— BEGIN Supplied data —

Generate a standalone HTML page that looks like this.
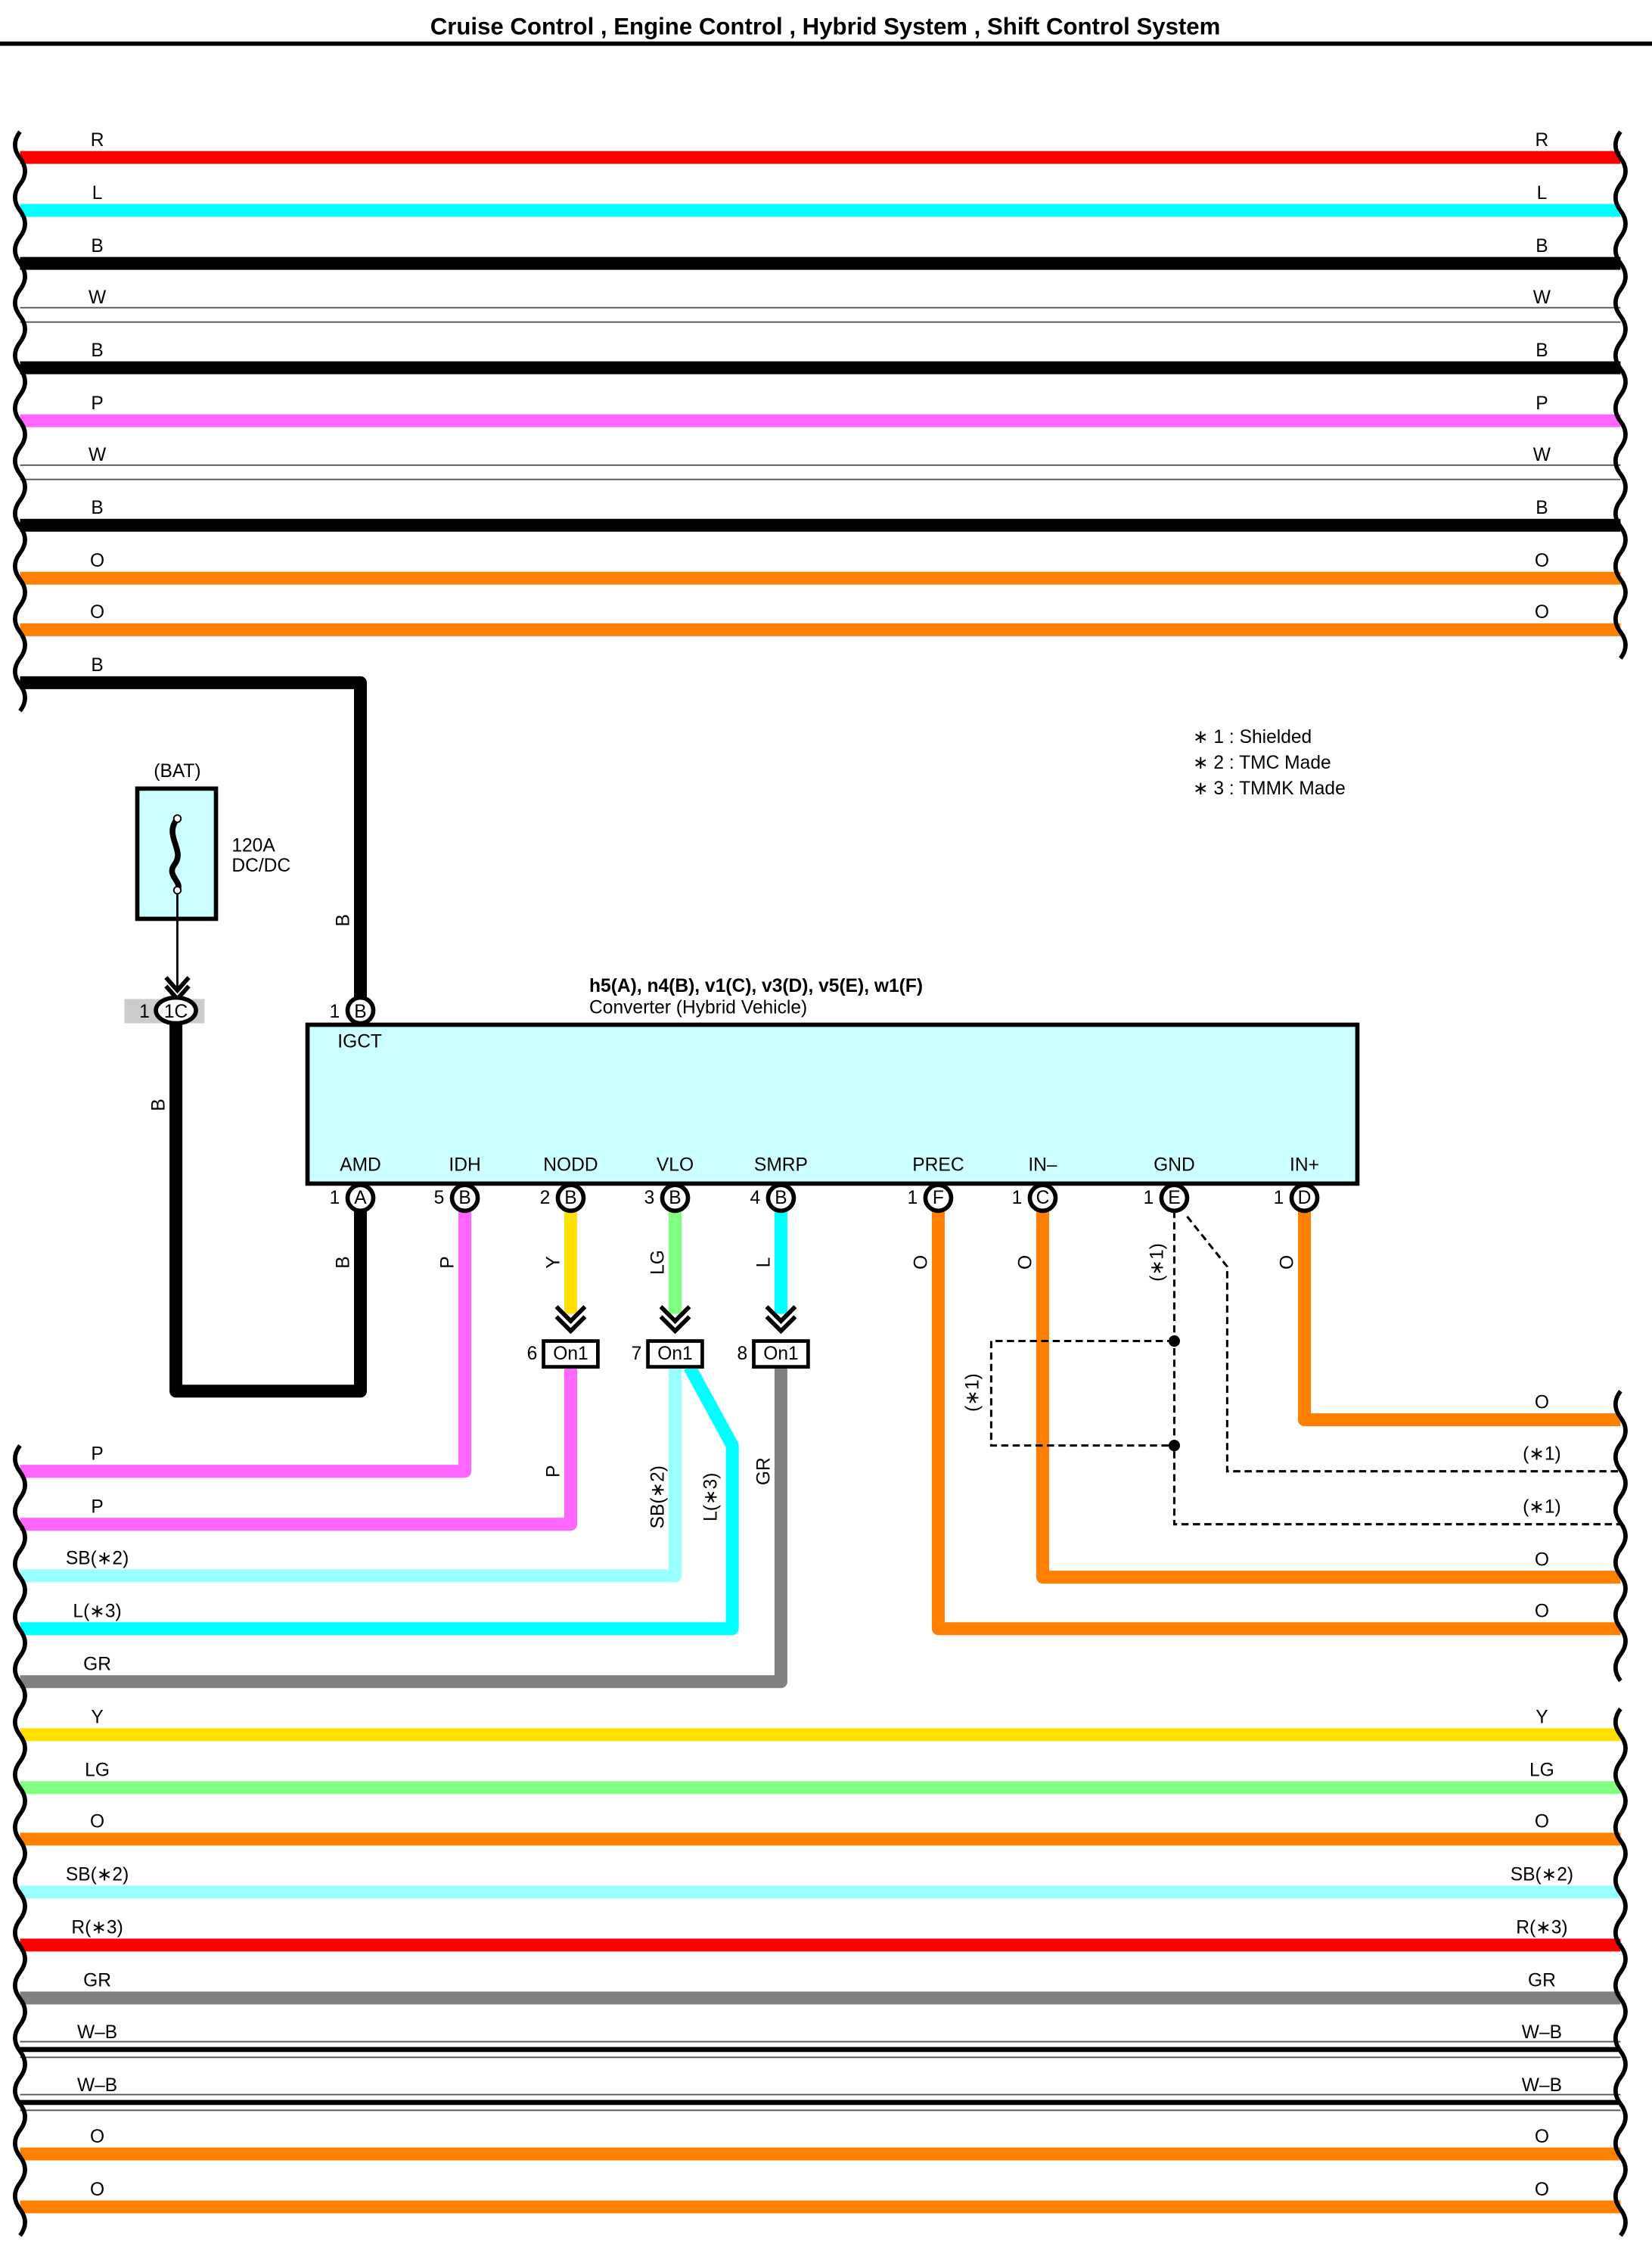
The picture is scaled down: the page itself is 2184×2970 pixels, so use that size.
<!DOCTYPE html>
<html><head><meta charset="utf-8"><style>
html,body{margin:0;padding:0;background:#fff}
svg{display:block}
text{font-family:"Liberation Sans",sans-serif;font-size:13px;fill:#000}
</style></head><body>
<svg id="s" width="2184" height="2970" viewBox="0 0 1155 1570" preserveAspectRatio="none" xmlns="http://www.w3.org/2000/svg">
<text x="577" y="24" text-anchor="middle" style="font-size:16.5px;font-weight:bold">Cruise Control , Engine Control , Hybrid System , Shift Control System</text>
<rect x="0" y="29" width="1155" height="3" fill="#000"/>
<g id="wires" stroke-linecap="butt" fill="none"></g>
<g id="waves" fill="none" stroke="#000" stroke-width="3"></g>

<g text-anchor="middle">
<text x="68" y="102">R</text><text x="1078" y="102">R</text>
<text x="68" y="139">L</text><text x="1078" y="139">L</text>
<text x="68" y="176">B</text><text x="1078" y="176">B</text>
<text x="68" y="212">W</text><text x="1078" y="212">W</text>
<text x="68" y="249">B</text><text x="1078" y="249">B</text>
<text x="68" y="286">P</text><text x="1078" y="286">P</text>
<text x="68" y="322">W</text><text x="1078" y="322">W</text>
<text x="68" y="359">B</text><text x="1078" y="359">B</text>
<text x="68" y="396">O</text><text x="1078" y="396">O</text>
<text x="68" y="432">O</text><text x="1078" y="432">O</text>
<text x="68" y="469">B</text>
<text x="68" y="1020">P</text>
<text x="68" y="1057">P</text>
<text x="68" y="1093">SB(∗2)</text>
<text x="68" y="1130">L(∗3)</text>
<text x="68" y="1167">GR</text>
<text x="1078" y="984">O</text>
<text x="1078" y="1020">(∗1)</text>
<text x="1078" y="1057">(∗1)</text>
<text x="1078" y="1094">O</text>
<text x="1078" y="1130">O</text>
<text x="68" y="1204">Y</text><text x="1078" y="1204">Y</text>
<text x="68" y="1241">LG</text><text x="1078" y="1241">LG</text>
<text x="68" y="1277">O</text><text x="1078" y="1277">O</text>
<text x="68" y="1314">SB(∗2)</text><text x="1078" y="1314">SB(∗2)</text>
<text x="68" y="1351">R(∗3)</text><text x="1078" y="1351">R(∗3)</text>
<text x="68" y="1388">GR</text><text x="1078" y="1388">GR</text>
<text x="68" y="1424">W–B</text><text x="1078" y="1424">W–B</text>
<text x="68" y="1461">W–B</text><text x="1078" y="1461">W–B</text>
<text x="68" y="1497">O</text><text x="1078" y="1497">O</text>
<text x="68" y="1534">O</text><text x="1078" y="1534">O</text>
</g>

<text x="834" y="519">∗ 1 : Shielded</text>
<text x="834" y="537">∗ 2 : TMC Made</text>
<text x="834" y="555">∗ 3 : TMMK Made</text>

<text x="124" y="543" text-anchor="middle">(BAT)</text>
<rect x="96" y="551" width="55" height="91" fill="#ccffff" stroke="#000" stroke-width="3"/>
<path d="M124 572 c-10 12 6 22 -2 32 c-6 8 6 12 2 18" stroke="#000" stroke-width="4" fill="none"/>
<circle cx="124" cy="572" r="2.5" fill="#fff" stroke="#000"/>
<circle cx="124" cy="622" r="2.5" fill="#fff" stroke="#000"/>
<text x="162" y="595">120A</text><text x="162" y="609">DC/DC</text>
<line x1="124" y1="624" x2="124" y2="690" stroke="#000" stroke-width="1.5"/>
<path d="M116 683 L124 692 L132 683 M116 689 L124 698 L132 689" stroke="#000" stroke-width="3" fill="none"/>
<rect x="87" y="698" width="56" height="17" fill="#ccc"/>

<text x="412" y="693" style="font-weight:bold;font-size:13px">h5(A), n4(B), v1(C), v3(D), v5(E), w1(F)</text>
<text x="412" y="708">Converter (Hybrid Vehicle)</text>
<rect x="215" y="716" width="734" height="111" fill="#ccffff" stroke="#000" stroke-width="3"/>
<text x="236" y="732">IGCT</text>
<g text-anchor="middle">
<text x="252" y="818">AMD</text><text x="325" y="818">IDH</text><text x="399" y="818">NODD</text>
<text x="472" y="818">VLO</text><text x="546" y="818">SMRP</text><text x="656" y="818">PREC</text>
<text x="729" y="818">IN–</text><text x="821" y="818">GND</text><text x="912" y="818">IN+</text>
</g>

<g stroke="#000" stroke-width="1.6" stroke-dasharray="5,3" fill="none">
<path d="M821 846 V1065 H1133"/>
<path d="M830 850 L858 885 V1028 H1133"/>
<path d="M821 937 H693 V1010 H821"/>
</g>
<circle cx="821" cy="937" r="4" fill="#000"/><circle cx="821" cy="1010" r="4" fill="#000"/>

<g id="pins"></g>
<ellipse cx="123" cy="706" rx="14" ry="9" fill="#fff" stroke="#000" stroke-width="3"/>

<g stroke="#000" stroke-width="3" fill="none">
<path d="M389 913 l10 10 l10 -10 M389 920 l10 10 l10 -10"/>
<path d="M462 913 l10 10 l10 -10 M462 920 l10 10 l10 -10"/>
<path d="M536 913 l10 10 l10 -10 M536 920 l10 10 l10 -10"/>
</g>
<g>
<rect x="380" y="937" width="38" height="18" fill="#fff" stroke="#000" stroke-width="2.5"/>
<rect x="453" y="937" width="38" height="18" fill="#fff" stroke="#000" stroke-width="2.5"/>
<rect x="527" y="937" width="38" height="18" fill="#fff" stroke="#000" stroke-width="2.5"/>
</g>
<g text-anchor="middle">
<text x="399" y="950">On1</text><text x="472" y="950">On1</text><text x="546" y="950">On1</text>
<text x="372" y="950">6</text><text x="445" y="950">7</text><text x="519" y="950">8</text>
</g>

<g text-anchor="middle">
<text x="101" y="711">1</text>
<text x="234" y="711">1</text><text x="252" y="711">B</text>
<text x="123" y="711">1C</text>
<text x="234" y="841">1</text><text x="252" y="841">A</text>
<text x="307" y="841">5</text><text x="325" y="841">B</text>
<text x="381" y="841">2</text><text x="399" y="841">B</text>
<text x="454" y="841">3</text><text x="472" y="841">B</text>
<text x="528" y="841">4</text><text x="546" y="841">B</text>
<text x="638" y="841">1</text><text x="656" y="841">F</text>
<text x="711" y="841">1</text><text x="729" y="841">C</text>
<text x="803" y="841">1</text><text x="821" y="841">E</text>
<text x="894" y="841">1</text><text x="912" y="841">D</text>
</g>

<g text-anchor="middle">
<text transform="translate(244,643) rotate(-90)">B</text>
<text transform="translate(115,772) rotate(-90)">B</text>
<text transform="translate(244,882) rotate(-90)">B</text>
<text transform="translate(317,882) rotate(-90)">P</text>
<text transform="translate(391,882) rotate(-90)">Y</text>
<text transform="translate(464,882) rotate(-90)">LG</text>
<text transform="translate(538,882) rotate(-90)">L</text>
<text transform="translate(648,882) rotate(-90)">O</text>
<text transform="translate(721,882) rotate(-90)">O</text>
<text transform="translate(813,882) rotate(-90)">(∗1)</text>
<text transform="translate(904,882) rotate(-90)">O</text>
<text transform="translate(391,1028) rotate(-90)">P</text>
<text transform="translate(464,1046) rotate(-90)">SB(∗2)</text>
<text transform="translate(501,1046) rotate(-90)">L(∗3)</text>
<text transform="translate(538,1028) rotate(-90)">GR</text>
<text transform="translate(684,973) rotate(-90)">(∗1)</text>
</g>
</svg>
<script>
(function(){
var NS="http://www.w3.org/2000/svg",W=document.getElementById('wires'),Wv=document.getElementById('waves'),P=document.getElementById('pins');
function el(p,t,a){var e=document.createElementNS(NS,t);for(var k in a)e.setAttribute(k,a[k]);p.appendChild(e);return e;}
var C={R:'#ff0000',L:'#00ffff',B:'#000',P:'#ff66ff',O:'#ff8000',Y:'#ffe000',LG:'#80ff80',SB:'#99ffff',GR:'#808080'};
function wire(d,c,w){if(c==='W'){el(W,'path',{d:d,stroke:'#555','stroke-width':11});el(W,'path',{d:d,stroke:'#fff','stroke-width':9});return;}
 if(c==='WB'){el(W,'path',{d:d,stroke:'#555','stroke-width':12});el(W,'path',{d:d,stroke:'#fff','stroke-width':10});el(W,'path',{d:d,stroke:'#000','stroke-width':3.5});return;}
 el(W,'path',{d:d,stroke:C[c],'stroke-width':w||9,'stroke-linejoin':'round'});}
var topW=[['R',110],['L',147],['B',184],['W',220],['B',257],['P',294],['W',330],['B',367],['O',404],['O',440]];
topW.forEach(function(t){wire('M14 '+t[1]+' H1133',t[0]);});
var botW=[['Y',1212],['LG',1249],['O',1285],['SB',1322],['R',1359],['GR',1396],['WB',1432],['WB',1469],['O',1505],['O',1542]];
botW.forEach(function(t){wire('M14 '+t[1]+' H1133',t[0]);});
wire('M14 477 H252 V706','B');
wire('M252 837 V972 H123 V706','B');
wire('M325 837 V1028 H14','P');
wire('M399 837 V918','Y');wire('M399 955 V1065 H14','P');
wire('M472 837 V918','LG');wire('M472 955 V1101 H14','SB');
wire('M482 955 L512 1010 V1138 H14','L');
wire('M546 837 V918','L');wire('M546 955 V1175 H14','GR');
wire('M656 837 V1138 H1133','O');
wire('M729 837 V1102 H1133','O');
wire('M912 837 V992 H1133','O');
[[252,706],[252,837],[325,837],[399,837],[472,837],[546,837],[656,837],[729,837],[821,837],[912,837]].forEach(function(p){
 el(P,'circle',{cx:p[0],cy:p[1],r:9,fill:'#fff',stroke:'#000','stroke-width':3});});
function wave(x,y0,y1){var d='M'+x+' '+y0,s=1;for(var y=y0;y<y1;y+=18.4){d+=' q'+(s*-7)+' 9.2 0 18.4';s=-s;}el(Wv,'path',{d:d});}
wave(14,92,495);wave(14,1010,1562);
wave(1133,92,458);wave(1133,972,1158);wave(1133,1194,1562);
})();
</script>
</body></html>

— END Supplied data —

What is expected:
Count every line in the data where the string "page" occurs. Give nothing except the number.

Response to this task:
2